La stampa, ad esempio, che funzione ha in tutto questo?
«La stampa italiana non è molto diversa dal resto del mondo, ha solo qualche difettuccio in più, che non riguarda tanto la struttura azionaria ma la storia del nostro mestiere. Una storia fatta di giornalisti legati al potere, cosa molto diversa avviene nei paesi anglosassoni. L’atteggiamento da cane da guardia da noi compare raramente, non c’è quasi mai la diffidenza nei confronti del potere che invece è un sano principio dei paesi democratici. Da noi la stampa libera viene tacciata di lesa maestà».
Come giudica la leggina dell’Ars con la quale i deputati regionali tutelano i doppi incarichi (e contro la quale è in corso un raccolta firme per il referendum abrogativo, nda)?

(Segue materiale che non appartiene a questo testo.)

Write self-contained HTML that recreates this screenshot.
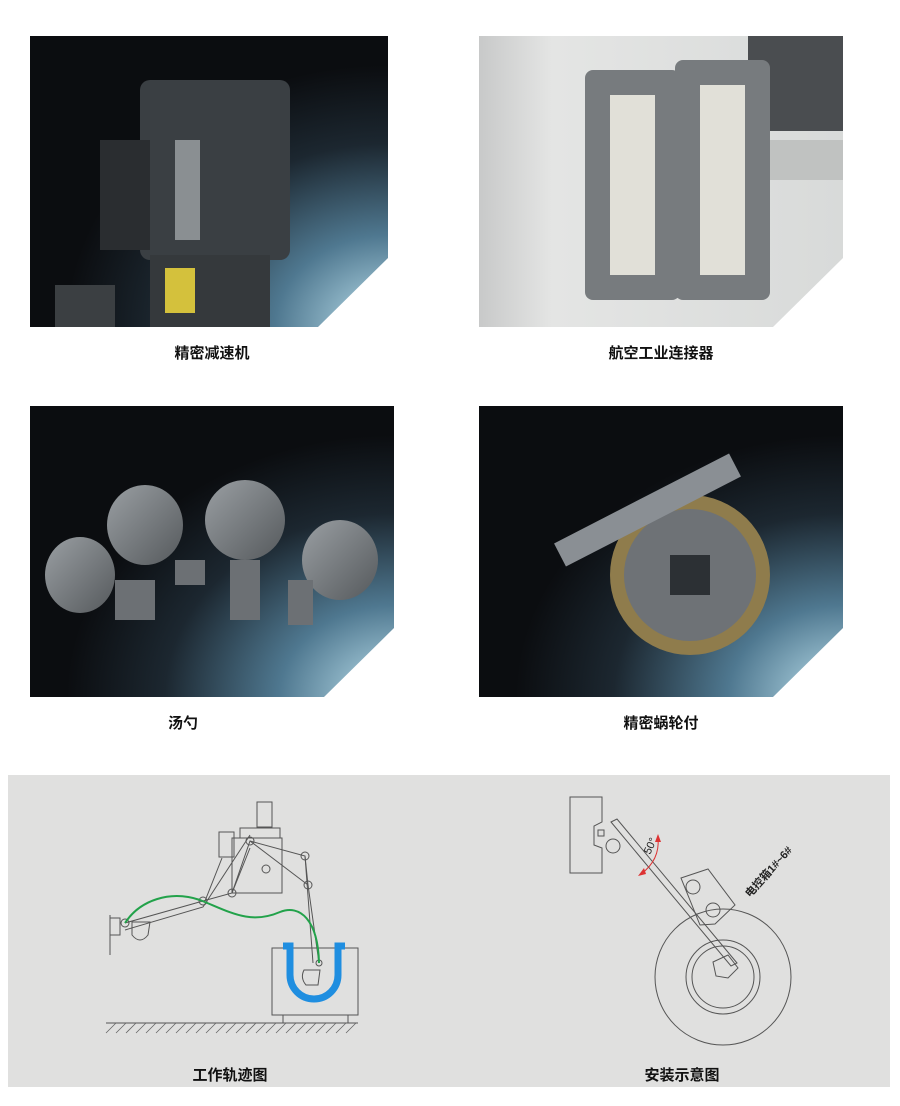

«E’ una vergogna, ma non mi scandalizza affatto una legge del genere, perché a livello nazionale si fa ugualmente, pur con leggi che proibiscono il doppio incarico, e nessuno ci fa caso. Sono settanta i casi in Parlamento, il sindaco di Catania è senatore, ma anche quelli di Viterbo, di Molfetta, ci sono due presidenti della Provincia, e nessuno apre bocca».
Il fatto che quella legge sia passata con una maggioranza bipartisan cosa significa, che di fronte al sovra partito del potere non esistono distinzioni politiche?
«E’ sempre brutto fare discorsi del tipo “sono tutti uguali”, ma è vero che c’è un meccanismo di epurazione che non risparmia nessuno. Una volta coi partiti di massa era più complicato spiegare perché si era votato in una determinata maniera, adesso all’intero dei partiti non c’è verifica e controllo sugli aspetti etici dell’azione politica. Chi va a dire a Stancanelli “non lo puoi fare”. Se questo fosse accaduto nel ’74, ad esempio, l’Almirante di allora lo avrebbe fatto. Oggi a chi toccherebbe questo compito? A Fini? A Berlusconi?».
Berlusconi ha rilanciato il tema, non certo nuovo, della riduzione dei parlamentari (che oggi sono 945, più i senatori a vita).
«L’Italia sta in Europa, dunque andiamo a vedere come funziona negli altri Paesi: l’Italia è il Paese con più parlamentari, soprattutto se parametrati con il numero degli abitanti. Siamo troppi, ma l’inefficienza non dipende da questo, piuttosto dal fatto che c’è un bicameralismo che non ha ragione di essere e regolamenti parlamentari obsoleti. Quello del numero è un falso problema, esiste ma non è quello principale. D’altronde sono più di 30 anni che parliamo di queste cose, e nulla si è mai mosso».